What about the beach volleyball addiction?  Not a chance – I didn’t even like volleyball when we played it in school.  But I did love baseball (dreamed of being a professional baseball player, even) and played it all the way until high school; after that it was softball.  So maybe the dream wasn’t sand volleyball-specific, but rather was sports-general.

But how about my career path?  Considering I’ve always loved math doing something with numbers (pricing, although saying “pricing = math” is the equivalent of saying “building a house = cutting wood”) was probably in the dreams from an early age (shut up and quit making fun of me) so maybe we’ll call it close enough.

That’s oddly depressing, to tell you the truth.

I like to think that I happened upon my career as a matter of coincidence, good timing and hard work, not as something I dreamed about.  If I were a professional baseball player maybe the sentiment is different there.  Don’t get me wrong – I enjoy what I do and I’m pretty good at it, but it’s just not the sexy kind of job that should be plaguing kids dreams.  They should be dreaming of playing for the hometown ball club or being an astronaut or a firefighter or police officer or super model or captain of their own Navy cruiser.

Right?

Or is limiting dreams to just those that are sexy artificially limiting them and setting them up for failure or disappointment?  We can’t all be second basemen for the Royals.  Someone’s still got to design the stadiums, sell the concessions, manage the team, sell the tickets, buy the tickets, keep the grass green, build the stadium, put the cars that we drive in to get to the stadium together, broadcast the game so everyone else can hear it, etc.  If we all ended up emulating Frank White society would crumble around us.  Not because Frank is a bad guy (he’s one of the best people you’ll ever meet), but because the world is so vast that we need a whole host of different people to keep it running.

Except politicians – the more I live the more I realize that save for a very few (a very very few) the world could do just fine without them.

And besides, even if we could all be second basemen you don’t just automatically turn 18 and suddenly have that job.  You have to put in your dues – pay the blood, sweat and tears necessary to move up the chain from high school to college to A, high-A, Double-A and then Triple-A before you make the roster of a major league ball club.  It’s not a right, it’s not an automatic; it’s a process, and that process can involve a lot of pain and disappointment.
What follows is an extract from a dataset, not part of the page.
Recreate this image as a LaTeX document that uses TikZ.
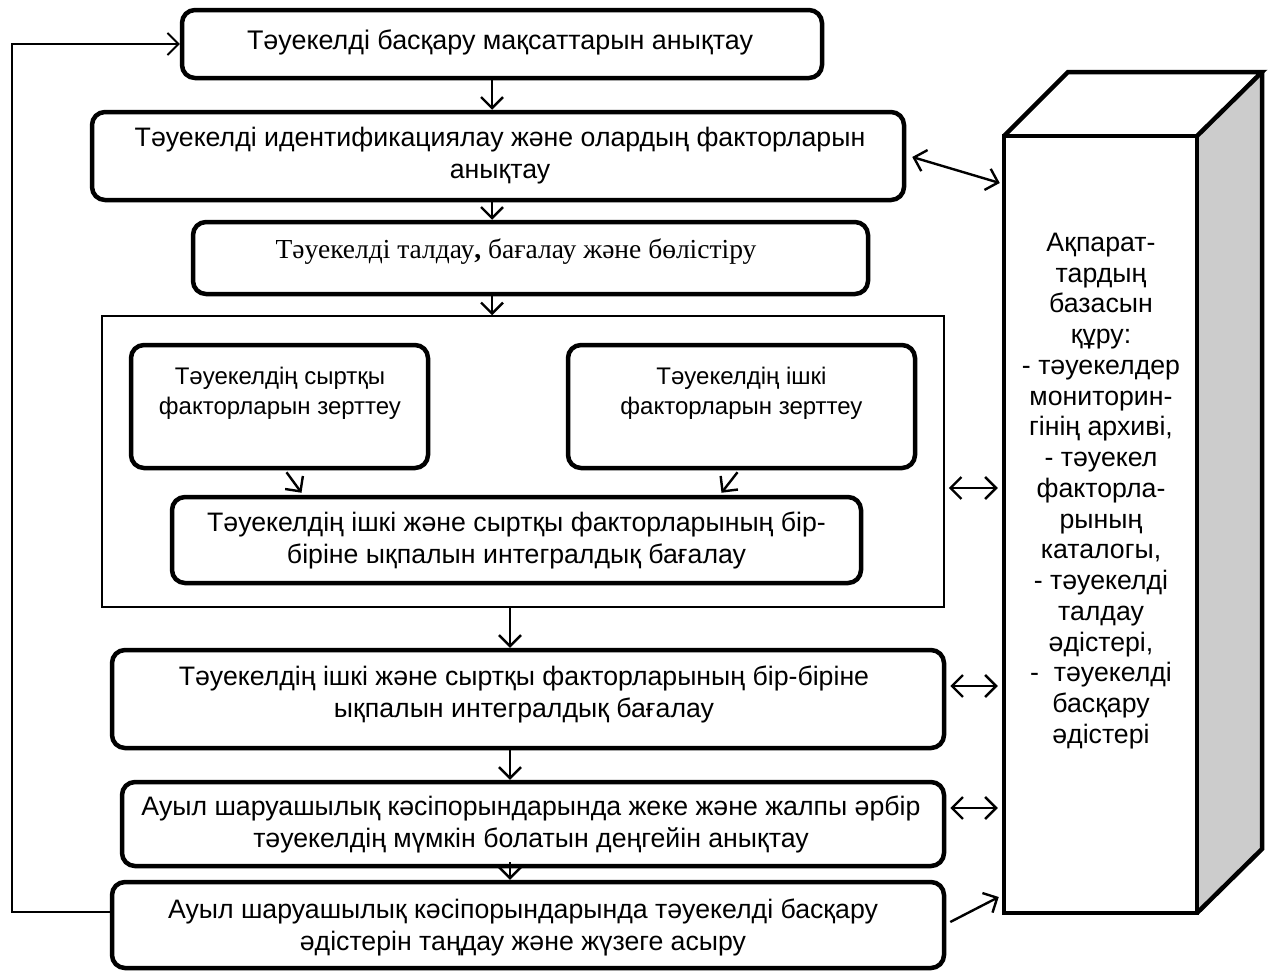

Now I’ve gone all off-track.  I started this post after having an odd but interesting dream, and now I’m sitting down at Omega Coffee in Laurie finishing it, but on a completely different track than I originally started it on.

But I’m still intent on living the dream.  I have a bunch of work ahead of me to figure out how to get there, but I will live the dream one day – the one involving oceanside huts and cuisine.  I just have to find a break in the dream I’m living to work on it.

What about you?  Are you living your dream?